The other one is more on the narrative point of view, that it’s a game about four characters, not only about two, like Max and Chloe or Sean and Daniel. Those two were always duo, and here we’re really trying to put you within a group of friends, and there is a much bigger importance with healthy relationships. You’ve seen when you play the demo, they are here to really make you hesitate and try to decide who you want to get closer to. Do you want to maybe step back and stay a bit of a loner? We do try to please everybody, knowing that we cannot always please everybody. I think those are the main differences.


I know you guys can’t give too much away, but in terms of how where the story ends up can vary, how many different – not necessarily different endings, but how much different narrative pathing can players experience? How much do you picture them having to play through it to see everything?

Michel Koch:
I think seeing everything would require a lot of playthrough
. We have multiple endings, definitely, based on the relationships, on who you are closest to,
based on some important choices through the game
. Those will create different endings for the summer, like when you will recreate exactly what happened at the end of the summer of ’95, and different endings for the present, about the reunion evening and how the adults are reconnecting or not during this day.

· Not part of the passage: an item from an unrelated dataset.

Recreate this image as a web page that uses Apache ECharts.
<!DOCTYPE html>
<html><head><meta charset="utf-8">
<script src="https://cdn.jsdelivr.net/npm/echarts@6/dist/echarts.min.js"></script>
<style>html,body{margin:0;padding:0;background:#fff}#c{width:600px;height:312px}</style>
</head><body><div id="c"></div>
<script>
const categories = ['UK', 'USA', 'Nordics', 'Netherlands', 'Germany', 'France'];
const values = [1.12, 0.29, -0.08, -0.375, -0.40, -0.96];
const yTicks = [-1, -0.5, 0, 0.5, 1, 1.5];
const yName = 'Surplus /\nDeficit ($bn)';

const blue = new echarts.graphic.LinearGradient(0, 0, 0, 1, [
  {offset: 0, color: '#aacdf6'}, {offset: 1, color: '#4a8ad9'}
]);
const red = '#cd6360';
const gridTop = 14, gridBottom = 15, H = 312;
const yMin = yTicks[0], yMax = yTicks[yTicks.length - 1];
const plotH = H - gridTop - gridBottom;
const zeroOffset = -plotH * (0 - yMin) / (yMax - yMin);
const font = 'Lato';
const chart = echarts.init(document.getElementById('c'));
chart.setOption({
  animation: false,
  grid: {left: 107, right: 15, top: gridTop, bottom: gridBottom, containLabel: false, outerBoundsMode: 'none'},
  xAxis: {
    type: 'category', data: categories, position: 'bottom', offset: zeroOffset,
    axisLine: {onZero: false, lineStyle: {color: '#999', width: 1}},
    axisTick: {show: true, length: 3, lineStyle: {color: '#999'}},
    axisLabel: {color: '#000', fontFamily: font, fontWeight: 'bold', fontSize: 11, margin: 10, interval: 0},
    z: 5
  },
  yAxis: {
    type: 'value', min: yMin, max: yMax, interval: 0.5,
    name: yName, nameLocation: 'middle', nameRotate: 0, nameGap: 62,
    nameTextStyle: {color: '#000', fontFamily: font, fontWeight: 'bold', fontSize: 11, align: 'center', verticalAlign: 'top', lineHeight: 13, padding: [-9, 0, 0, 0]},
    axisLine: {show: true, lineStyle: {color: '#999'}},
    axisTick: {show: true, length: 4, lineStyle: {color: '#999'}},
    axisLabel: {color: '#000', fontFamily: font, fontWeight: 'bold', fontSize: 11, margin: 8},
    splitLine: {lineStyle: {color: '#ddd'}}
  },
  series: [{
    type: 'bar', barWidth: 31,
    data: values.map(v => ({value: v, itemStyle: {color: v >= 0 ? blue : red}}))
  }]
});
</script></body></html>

But we have much more than that. We have a lot of small, short-term consequences. Like in this scene in the forest, right after this moment, you can decide if you go left with Nora, or right with Autumn, or wait for Kat, and those end up having three different dialogues, and those dialogues are different based on what you’ve seen before.
We are trying to put a lot of small but impactful variations in dialogues, in how people are reacting, everywhere through the game
, so I think that hopefully the playthrough will be unique for each player with those, with how you film with the camcorder, and seeing everything would take a lot, but I don’t know if players really have to see everything.


The first entry in

Lost Records: Bloom & Rage

will release February 18 of next year, with its follow-up arriving March 18.